Il s’agissait d’une étude très attendue. Ce programme national de recherche a été lancé un an après les attentats de novembre 2015, pour étudier la construction et l’évolution de la mémoire des attentats, par l’Inserm, le CNRS et l’Université HESAM.
Il s’agit d’une étude inédite par son échantillon : les victimes du Bataclan ont toutes été exposées au même événement tragique – alors que de manière générale, les études sur le stress post-traumatique incluent souvent des victimes de guerre, qui ont vécu des expériences beaucoup plus hétérogènes. Les chercheurs, neuroscientifiques et spécialistes en psychologie expérimentale, ont pu les suivre plus de 10 ans après l’attentat. 100 victimes du Bataclan ont accepté d’y participer. Parmi eux, 57 souffraient, ou souffrent encore, de syndrome de stress post-traumatique.
Qu’ont trouvé les chercheurs ?
Un lien entre ce trouble et une défaillance de certains mécanismes cérébraux. Le syndrome de stress post-traumatique se traduit par des souvenirs qui reviennent sans pouvoir les contrôler, des pensées qui surgissent tout le temps, des flashbacks, des cauchemars. Les victimes revivent constamment l’attaque.

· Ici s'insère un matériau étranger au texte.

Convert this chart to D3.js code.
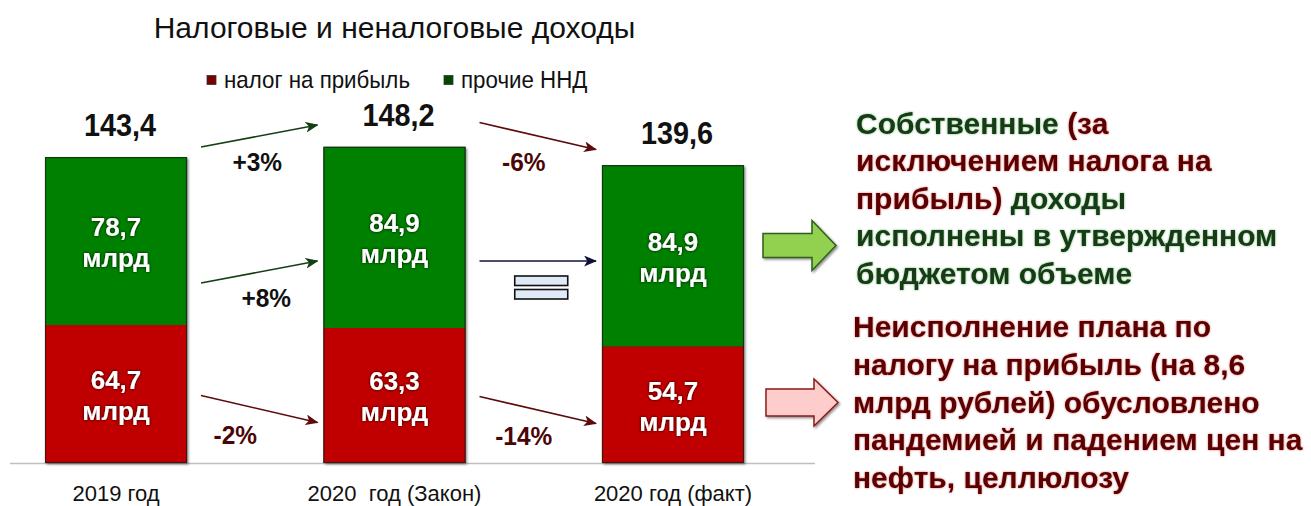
<!DOCTYPE html>
<html><head><meta charset="utf-8">
<script src="https://cdn.jsdelivr.net/npm/d3@7"></script>
<style>
body{margin:0;background:#fff}
svg{display:block}
text{font-family:"Liberation Sans",Arial,sans-serif}
</style>
</head><body>
<svg id="c" width="1311" height="506"></svg>
<script>
// ---------------- data ----------------
const categories = ["2019 год", "2020  год (Закон)", "2020 год (факт)"];
const profitTax = [64.7, 63.3, 54.7];      // налог на прибыль
const otherNND  = [78.7, 84.9, 84.9];      // прочие ННД
const totals    = [143.4, 148.2, 139.6];
const seriesNames = ["налог на прибыль", "прочие ННД"];
const unitLabel = "млрд";
const chartTitle = "Налоговые и неналоговые доходы";
const noteOwn = [
  [["Собственные ", "g"], ["(за", "r"]],
  [["исключением налога на", "r"]],
  [["прибыль)", "r"], [" доходы", "g"]],
  [["исполнены в утвержденном", "g"]],
  [["бюджетом объеме", "g"]]
];
const noteFail = [
  "Неисполнение плана по",
  "налогу на прибыль (на 8,6",
  "млрд рублей) обусловлено",
  "пандемией и падением цен на",
  "нефть, целлюлозу"
];

// ---------------- setup ----------------
const svg = d3.select("#c");
const defs = svg.append("defs");

function glow(id, color, sd, op){
  const f = defs.append("filter").attr("id", id).attr("x","-20%").attr("y","-40%").attr("width","140%").attr("height","180%");
  f.append("feGaussianBlur").attr("in","SourceAlpha").attr("stdDeviation", sd).attr("result","b");
  f.append("feFlood").attr("flood-color", color).attr("flood-opacity", op).attr("result","c");
  f.append("feComposite").attr("in","c").attr("in2","b").attr("operator","in").attr("result","s");
  const m = f.append("feMerge");
  m.append("feMergeNode").attr("in","s");
  m.append("feMergeNode").attr("in","SourceGraphic");
}
glow("darkGlow", "#000", 1.6, 0.9);
glow("greenGlow", "#1f7a1f", 1.0, 0.6);
glow("redGlow", "#b00000", 1.0, 0.55);
const sh = defs.append("filter").attr("id","barShadow").attr("x","-10%").attr("y","-10%").attr("width","125%").attr("height","125%");
sh.append("feDropShadow").attr("dx",1.5).attr("dy",1.5).attr("stdDeviation",1.2).attr("flood-color","#000").attr("flood-opacity",0.45);

function marker2(id, color){
  defs.append("marker").attr("id", id).attr("viewBox","0 0 12 10").attr("refX",11).attr("refY",5)
    .attr("markerWidth",13).attr("markerHeight",11).attr("markerUnits","userSpaceOnUse").attr("orient","auto")
    .append("path").attr("d","M0,0 L12,5 L0,10 L3,5 Z").attr("fill", color);
}
marker2("mUp", "#143f14");
marker2("mDown", "#5c0a0a");
marker2("mEq", "#10103a");

const fmt = v => d3.format(".1f")(v).replace(".", ",");

const y = d3.scaleLinear().domain([0, 150]).range([463, 143]);
const x = d3.scaleBand().domain(categories).range([45, 744]).paddingInner(0.49).paddingOuter(0);
const bw = x.bandwidth();

const rows = categories.map((c, i) => ({cat: c, tax: profitTax[i], other: otherNND[i], total: totals[i]}));
const stack = d3.stack().keys(["tax", "other"])(rows);
const colors = {tax: "#c00000", other: "#008000"};

// title
svg.append("text").attr("x", x(categories[1]) + bw/2).attr("y", 38)
  .attr("text-anchor","middle").attr("font-size", 30).attr("fill","#111")
  .text(chartTitle);

// legend
const leg = [{k:"tax", name: seriesNames[0], x: 207, fill:"#7a0000"}, {k:"other", name: seriesNames[1], x: 444, fill:"#004a00"}];
leg.forEach(l => {
  svg.append("rect").attr("x", l.x).attr("y", 75.5).attr("width", 9).attr("height", 9)
    .attr("fill", l.fill).attr("stroke", "#333").attr("stroke-width", 0.8);
  svg.append("text").attr("x", 0).attr("y", 0).attr("font-size", 24).attr("fill","#111")
    .attr("transform", `translate(${l.x + 17},88) scale(0.93,1)`).text(l.name);
});

// baseline
svg.append("line").attr("x1", 10).attr("x2", 815).attr("y1", y(0)+0.5).attr("y2", y(0)+0.5)
  .attr("stroke", "#bfbfbf").attr("stroke-width", 1.5);

// bar shadows
svg.append("g").selectAll("rect").data(rows).join("rect")
  .attr("x", d => x(d.cat)).attr("width", bw)
  .attr("y", d => y(d.total)).attr("height", d => y(0) - y(d.total))
  .attr("fill", "#333").attr("filter", "url(#barShadow)");

// stacked segments
const seg = svg.append("g").selectAll("g").data(stack).join("g").attr("fill", s => colors[s.key]);
seg.selectAll("rect").data(s => s.map(d => ({d, key: s.key}))).join("rect")
  .attr("x", p => x(p.d.data.cat)).attr("width", bw)
  .attr("y", p => y(p.d[1])).attr("height", p => y(p.d[0]) - y(p.d[1]));

// outline
svg.append("g").selectAll("rect").data(rows).join("rect")
  .attr("x", d => x(d.cat)+0.5).attr("width", bw-1)
  .attr("y", d => y(d.total)+0.5).attr("height", d => y(0) - y(d.total)-1)
  .attr("fill", "none").attr("stroke", "#1a1a1a").attr("stroke-opacity", 0.7).attr("stroke-width", 1.2);

// inner labels
stack.forEach(s => {
  s.forEach(d => {
    const cx = x(d.data.cat) + bw/2;
    const cy = (y(d[0]) + y(d[1])) / 2;
    const g = svg.append("g").attr("filter","url(#darkGlow)");
    g.append("text").attr("x", cx).attr("y", cy - 5).attr("text-anchor","middle")
      .attr("font-size", 26).attr("font-weight","bold").attr("fill","#fff").text(fmt(d[1]-d[0]));
    g.append("text").attr("x", cx).attr("y", cy + 26).attr("text-anchor","middle")
      .attr("font-size", 26).attr("font-weight","bold").attr("fill","#fff").text(unitLabel);
  });
});

// total labels
svg.append("g").selectAll("text").data(rows).join("text")
  .attr("x", 0).attr("y", 0).attr("text-anchor","middle").attr("font-size", 31).attr("font-weight","bold").attr("fill","#111")
  .attr("transform", d => `translate(${x(d.cat) + bw/2 + 4},${y(d.total) - 21}) scale(0.93,1)`)
  .text(d => fmt(d.total));

// category axis
const axis = svg.append("g").attr("transform", `translate(0,${y(0)})`)
  .call(d3.axisBottom(x).tickSize(0).tickPadding(22));
axis.select(".domain").remove();
axis.selectAll("text").attr("font-size", 22).attr("fill","#111")
  .style("font-family", '"Liberation Sans",Arial,sans-serif').style("white-space","pre");

// change arrows
const changeSets = [
  {vals: totals, rowY: [136, 136], lx: [-2, -14]},
  {vals: otherNND, rowY: [272, 261], lx: [7, 3]},
  {vals: profitTax, rowY: [409, 410], lx: [-24, -14]}
];
changeSets.forEach(cs => {
  for (let i = 0; i < cs.vals.length - 1; i++) {
    const pct = Math.round((cs.vals[i+1] / cs.vals[i] - 1) * 100);
    const x1 = x(categories[i]) + bw + 14, x2 = x(categories[i+1]) - 6;
    const mid = cs.rowY[i];
    const dy = pct > 0 ? -11 : pct < 0 ? 13.5 : 0;
    const col = pct > 0 ? "#143f14" : pct < 0 ? "#5c0a0a" : "#10103a";
    const mk = pct > 0 ? "mUp" : pct < 0 ? "mDown" : "mEq";
    svg.append("line").attr("x1", x1).attr("y1", mid - dy).attr("x2", x2).attr("y2", mid + dy)
      .attr("stroke", col).attr("stroke-width", 1.6).attr("marker-end", `url(#${mk})`);
    const cx = (x1 + x2) / 2 + cs.lx[i];
    if (pct === 0) {
      [0, 1].forEach(k => svg.append("rect").attr("x", cx - 26).attr("y", mid + 15 + k*13.5)
        .attr("width", 53).attr("height", 9.5).attr("fill", "#deebf7").attr("stroke", "#111").attr("stroke-width", 1.6));
    } else {
      svg.append("text").attr("x", 0).attr("y", 0).attr("text-anchor","middle")
        .attr("font-size", 26).attr("font-weight","bold").attr("fill", pct > 0 ? "#111" : "#4a0606")
        .attr("transform", `translate(${cx},${mid + 35}) scale(0.94,1)`)
        .text((pct > 0 ? "+" : "") + pct + "%");
    }
  }
});

// block arrows
function blockArrow(x0, xh, xt, cy, sh, hh, fill, stroke){
  const p = d3.path();
  p.moveTo(x0, cy - sh); p.lineTo(xh, cy - sh); p.lineTo(xh, cy - hh); p.lineTo(xt, cy);
  p.lineTo(xh, cy + hh); p.lineTo(xh, cy + sh); p.lineTo(x0, cy + sh); p.closePath();
  svg.append("path").attr("d", p.toString()).attr("fill", fill).attr("stroke", stroke).attr("stroke-width", 1.5)
    .attr("filter", "url(#barShadow)");
}
blockArrow(763, 812, 836, 245.5, 12, 25, "#92d050", "#2e5e1a");
blockArrow(766, 814, 838, 402.5, 13.5, 23.5, "#ffcccc", "#8b1a1a");

// right notes
const tc = {g: "#123a12", r: "#5a0606"};
noteOwn.forEach((line, i) => {
  const t = svg.append("text").attr("x", 856).attr("y", 133.5 + i * 37.5)
    .attr("font-size", 30).attr("font-weight","bold").style("white-space","pre");
  line.forEach(([s, c]) => t.append("tspan").attr("fill", tc[c])
    .attr("filter", c === "g" ? "url(#greenGlow)" : "url(#redGlow)").text(s));
});
noteFail.forEach((s, i) => {
  svg.append("text").attr("x", 853).attr("y", 337 + i * 37.8)
    .attr("font-size", 30).attr("font-weight","bold").attr("fill", tc.r)
    .attr("filter","url(#redGlow)").text(s);
});
</script>
</body></html>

Les chercheurs ont vu que dans ce cas, ce n’est pas seulement la mémoire associée à l’attaque qui est hyper-stimulée : les chercheurs ont vu une altération des mécanismes de contrôle des mémoires, même de celles qui n’y sont pour rien. avec le traumatisme. Ils constatent une dégradation de la mémoire même pour les pensées triviales : le contrôle du cerveau ne fonctionne plus bien.
Observent-ils que ces mécanismes cérébraux sont restaurés lorsque les victimes se remettent d’un syndrome de stress post-traumatique ?

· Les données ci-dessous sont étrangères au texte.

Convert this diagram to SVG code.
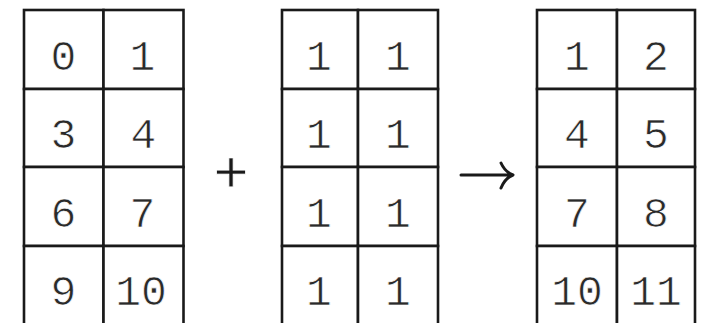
<svg xmlns="http://www.w3.org/2000/svg" width="707" height="323" viewBox="0 0 707 323">
<style>
.cell{fill:#fff;stroke:#1a1a1a;stroke-width:2.6}
.num{font-family:"Liberation Mono","Courier New",monospace;font-size:43px;fill:#2a2a2a;stroke:#fff;stroke-width:0.7;text-anchor:middle}
.op{font-family:"Liberation Sans",Arial,sans-serif;font-size:60px;fill:#1a1a1a;stroke:#fff;stroke-width:0.8;text-anchor:middle}
.arrow{fill:none;stroke:#1a1a1a;stroke-width:3;stroke-linecap:round;stroke-linejoin:round}
</style>
<rect width="707" height="323" fill="#fff"/>
<g id="matrixA">
<rect class="cell" x="24" y="10" width="79.5" height="79"/>
<rect class="cell" x="103.5" y="10" width="80" height="79"/>
<rect class="cell" x="24" y="89" width="79.5" height="78"/>
<rect class="cell" x="103.5" y="89" width="80" height="78"/>
<rect class="cell" x="24" y="167" width="79.5" height="79"/>
<rect class="cell" x="103.5" y="167" width="80" height="79"/>
<rect class="cell" x="24" y="246" width="79.5" height="90"/>
<rect class="cell" x="103.5" y="246" width="80" height="90"/>
<text class="num" x="63.5" y="70">0</text>
<text class="num" x="142.5" y="70">1</text>
<text class="num" x="63.5" y="148">3</text>
<text class="num" x="143.5" y="148">4</text>
<text class="num" x="63.5" y="227">6</text>
<text class="num" x="142.5" y="227">7</text>
<text class="num" x="63.5" y="305">9</text>
<text class="num" x="141" y="305">10</text>
</g>
<g id="plus">
<text class="op" x="231" y="192">+</text>
</g>
<g id="matrixB">
<rect class="cell" x="282" y="10" width="76" height="79"/>
<rect class="cell" x="358" y="10" width="80" height="79"/>
<rect class="cell" x="282" y="89" width="76" height="78"/>
<rect class="cell" x="358" y="89" width="80" height="78"/>
<rect class="cell" x="282" y="167" width="76" height="79"/>
<rect class="cell" x="358" y="167" width="80" height="79"/>
<rect class="cell" x="282" y="246" width="76" height="90"/>
<rect class="cell" x="358" y="246" width="80" height="90"/>
<text class="num" x="319" y="70">1</text>
<text class="num" x="398" y="70">1</text>
<text class="num" x="319" y="148">1</text>
<text class="num" x="398" y="148">1</text>
<text class="num" x="319" y="227">1</text>
<text class="num" x="398" y="227">1</text>
<text class="num" x="319" y="305">1</text>
<text class="num" x="398" y="305">1</text>
</g>
<g id="connectors">
<path class="arrow" d="M461 175 H512 M501 163 Q505 172 513 175 Q505 178 501 188"/>
</g>
<g id="matrixC">
<rect class="cell" x="537" y="10" width="80" height="79"/>
<rect class="cell" x="617" y="10" width="78" height="79"/>
<rect class="cell" x="537" y="89" width="80" height="78"/>
<rect class="cell" x="617" y="89" width="78" height="78"/>
<rect class="cell" x="537" y="167" width="80" height="79"/>
<rect class="cell" x="617" y="167" width="78" height="79"/>
<rect class="cell" x="537" y="246" width="80" height="90"/>
<rect class="cell" x="617" y="246" width="78" height="90"/>
<text class="num" x="577" y="70">1</text>
<text class="num" x="656" y="70">2</text>
<text class="num" x="577" y="148">4</text>
<text class="num" x="656" y="148">5</text>
<text class="num" x="577" y="227">7</text>
<text class="num" x="656" y="227">8</text>
<text class="num" x="577" y="305">10</text>
<text class="num" x="656" y="305">11</text>
</g>
</svg>
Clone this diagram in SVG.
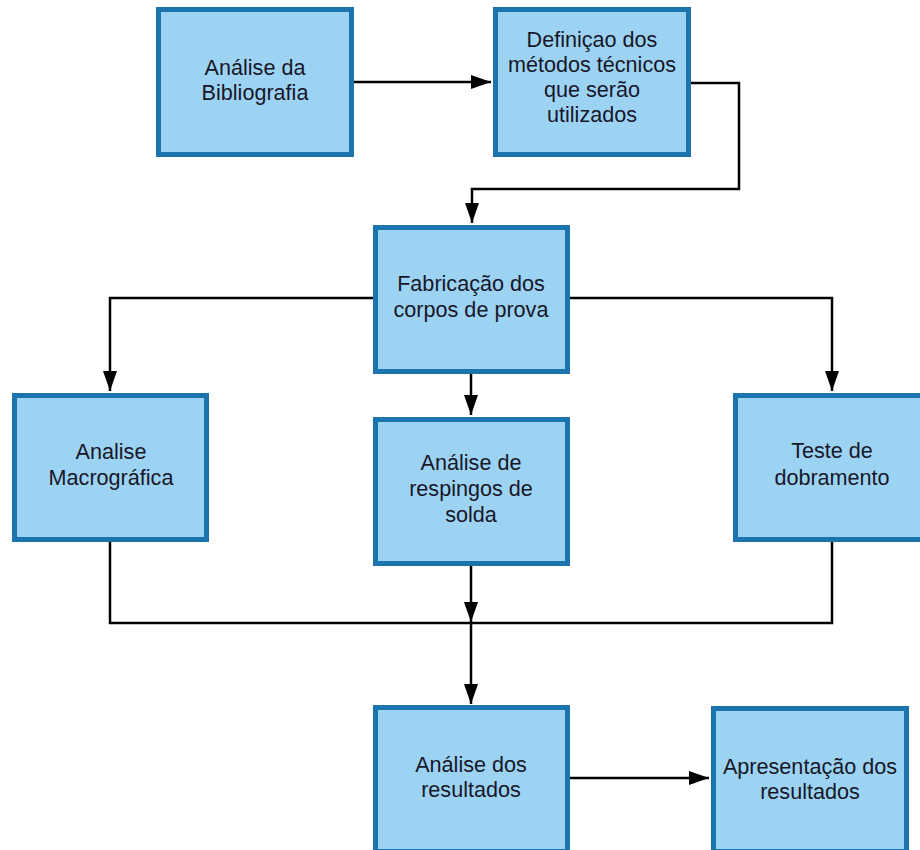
<svg xmlns="http://www.w3.org/2000/svg" width="920" height="850" viewBox="0 0 920 850">
<style>
.box{fill:#9dd3f2;stroke:#1b74ad;stroke-width:5}
.lbl{font-family:"Liberation Sans",Arial,sans-serif;font-size:21.6px;fill:#17172a;text-anchor:middle}
.conn{fill:none;stroke:#000;stroke-width:2.5}
</style>
<defs>
<marker id="arr" markerUnits="userSpaceOnUse" markerWidth="22" markerHeight="16" refX="20" refY="7" orient="auto">
<path d="M0,0 L20,7 L0,14 Z" fill="#000"/>
</marker>
</defs>
<rect width="920" height="850" fill="#fff"/>
<g id="connectors">
<path class="conn" d="M354,82 H491" marker-end="url(#arr)"/>
<path class="conn" d="M691,83 H739 V189 H472 V223" marker-end="url(#arr)"/>
<path class="conn" d="M373,298 H110 V391" marker-end="url(#arr)"/>
<path class="conn" d="M570,298 H832 V391" marker-end="url(#arr)"/>
<path class="conn" d="M471,374 V415" marker-end="url(#arr)"/>
<path class="conn" d="M110,542 V623 H832 V542"/>
<path class="conn" d="M471,566 V622" marker-end="url(#arr)"/>
<path class="conn" d="M471,623 V704" marker-end="url(#arr)"/>
<path class="conn" d="M570,778 H709" marker-end="url(#arr)"/>
</g>
<g id="n1"><rect class="box" x="158.5" y="9.5" width="193" height="145"/>
<text class="lbl" x="255" y="75">Análise da</text><text class="lbl" x="255" y="100">Bibliografia</text></g>
<g id="n2"><rect class="box" x="495.5" y="9.5" width="193" height="145"/>
<text class="lbl" x="592" y="47">Definiçao dos</text><text class="lbl" x="592" y="72">métodos técnicos</text><text class="lbl" x="592" y="97">que serão</text><text class="lbl" x="592" y="122">utilizados</text></g>
<g id="n3"><rect class="box" x="375.5" y="227.5" width="192" height="144"/>
<text class="lbl" x="471" y="291">Fabricação dos</text><text class="lbl" x="471" y="317">corpos de prova</text></g>
<g id="n4"><rect class="box" x="14.5" y="395.5" width="192" height="144"/>
<text class="lbl" x="111" y="459">Analise</text><text class="lbl" x="111" y="485">Macrográfica</text></g>
<g id="n5"><rect class="box" x="375.5" y="419.5" width="192" height="144"/>
<text class="lbl" x="471" y="470">Análise de</text><text class="lbl" x="471" y="496">respingos de</text><text class="lbl" x="471" y="522">solda</text></g>
<g id="n6"><rect class="box" x="735.5" y="395.5" width="193" height="144"/>
<text class="lbl" x="832" y="458">Teste de</text><text class="lbl" x="832" y="485">dobramento</text></g>
<g id="n7"><rect class="box" x="375.5" y="707.5" width="192" height="144"/>
<text class="lbl" x="471" y="772">Análise dos</text><text class="lbl" x="471" y="797">resultados</text></g>
<g id="n8"><rect class="box" x="713.5" y="708.5" width="193" height="143"/>
<text class="lbl" x="810" y="774">Apresentação dos</text><text class="lbl" x="810" y="799">resultados</text></g>
</svg>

Oui, ils ont même vu que la restauration de ce contrôle de la mémoire se produit avant la rémission. Le système se répare et les pensées intrusives disparaissent. Sans qu’il soit encore possible de conclure à un lien de cause à effet.
Mais cela donne déjà des idées de nouveaux protocoles de soins : le syndrome de stress post-traumatique pourrait être traité en travaillant sur d’autres pensées que celles du choc traumatique. Aujourd’hui, la plupart des thérapies font appel au souvenir : on demande aux patients de raconter l’attentat ou l’accident qui les a traumatisés, c’est difficile à supporter : 30 % des patients arrêtent parce qu’ils trouvent cela trop dur. dur.

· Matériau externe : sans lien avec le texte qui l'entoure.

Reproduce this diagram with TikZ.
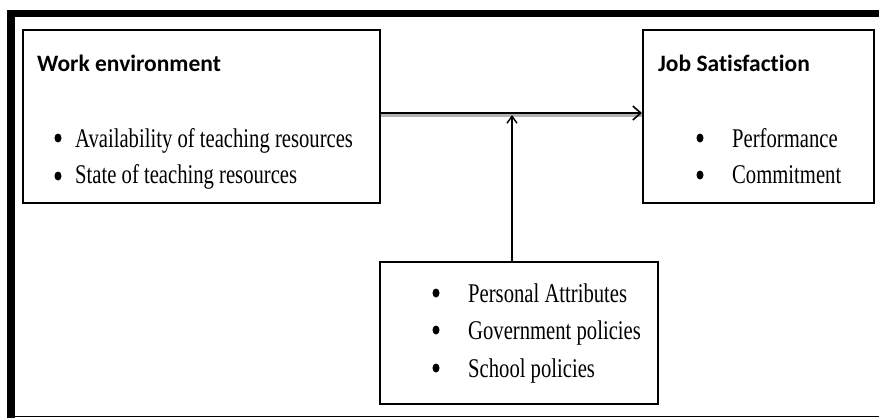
\documentclass[tikz,border=0pt]{standalone}
\usepackage{fontspec}
\setmainfont{Liberation Serif}
\newfontfamily\headfont[Ligatures=NoCommon]{Carlito}
\newfontfamily\bodyfont[FakeStretch=0.765]{Liberation Serif}
\usetikzlibrary{arrows.meta,shapes.geometric}

\tikzset{
  box/.style={draw=black, line width=1.5pt, rectangle, anchor=north west, inner sep=0pt},
  headtext/.style={anchor=base west, inner sep=0pt, font=\headfont\bfseries\fontsize{23.5}{23.5}\selectfont},
  itemtext/.style={anchor=base west, inner sep=0pt, font=\bodyfont\fontsize{27}{27}\selectfont},
  bulletdot/.style={ellipse, fill=black, inner sep=0pt, minimum width=7pt, minimum height=9pt},
  framerule/.style={draw=black},
  link/.style={draw=black, line width=1.4pt},
}

\begin{document}
\begin{tikzpicture}[x=1pt, y=-1pt]
  \useasboundingbox (0,0) rectangle (879,418);

  % outer frame: heavy top and left rules, thin bottom rule
  \draw[framerule, line width=7pt] (7,13.5) -- (879,13.5);
  \draw[framerule, line width=8pt] (11,10) -- (11,418);
  \draw[framerule, line width=1.5pt] (7,416.5) -- (879,416.5);

  % boxes
  \node[box, minimum width=357pt, minimum height=173pt] (work) at (22,29) {};
  \node[box, minimum width=231pt, minimum height=173pt] (job) at (642,29) {};
  \node[box, minimum width=278pt, minimum height=142pt] (other) at (379,261) {};

  % work environment
  \node[headtext] (workhead) at (37,71) {Work environment};
  \node[bulletdot] (wb1) at (58,138) {};
  \node[itemtext] (wt1) at (75,147) {Availability of teaching resources};
  \node[bulletdot] (wb2) at (58,176) {};
  \node[itemtext] (wt2) at (75,183) {State of teaching resources};

  % job satisfaction
  \node[headtext] (jobhead) at (658,71) {Job Satisfaction};
  \node[bulletdot] (jb1) at (700,138) {};
  \node[itemtext] (jt1) at (732,147) {Performance};
  \node[bulletdot] (jb2) at (700,175) {};
  \node[itemtext] (jt2) at (732,183) {Commitment};

  % moderating factors
  \node[bulletdot] (ob1) at (436,293) {};
  \node[itemtext] (ot1) at (468,302) {Personal Attributes};
  \node[bulletdot] (ob2) at (436,330) {};
  \node[itemtext] (ot2) at (468,339) {Government policies};
  \node[bulletdot] (ob3) at (436,368) {};
  \node[itemtext] (ot3) at (468,377) {School policies};

  % connectors
  \coordinate (hy) at (0,113);
  \coordinate (joint) at (512,113);
  \draw[draw=black!30, line width=3pt] ([yshift=-2.5pt]work.east |- hy) -- ([yshift=-2.5pt]job.west |- hy);
  \draw[link, line width=2.2pt, -{Straight Barb[length=8pt,width=14pt,line width=1.6pt]}]
    (work.east |- hy) -- (job.west |- hy);
  \draw[link, -{Straight Barb[length=7pt,width=10pt,line width=1.4pt]}]
    (other.north -| joint) -- ([yshift=-2pt]joint);
\end{tikzpicture}
\end{document}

L’étude des victimes du Bataclan ouvre une nouvelle piste, celle de pouvoir remuscler le cerveau d’une manière ou d’une autre, en travaillant avec différents protocoles.
Au-delà même du choc post-traumatique, cette étude montre l’importance de ces mécanismes de contrôle de la mémoire, de ces mécanismes d’oubli : ils sont actifs, on peut les contrôler, contrairement à ce qu’on pensait jusqu’alors.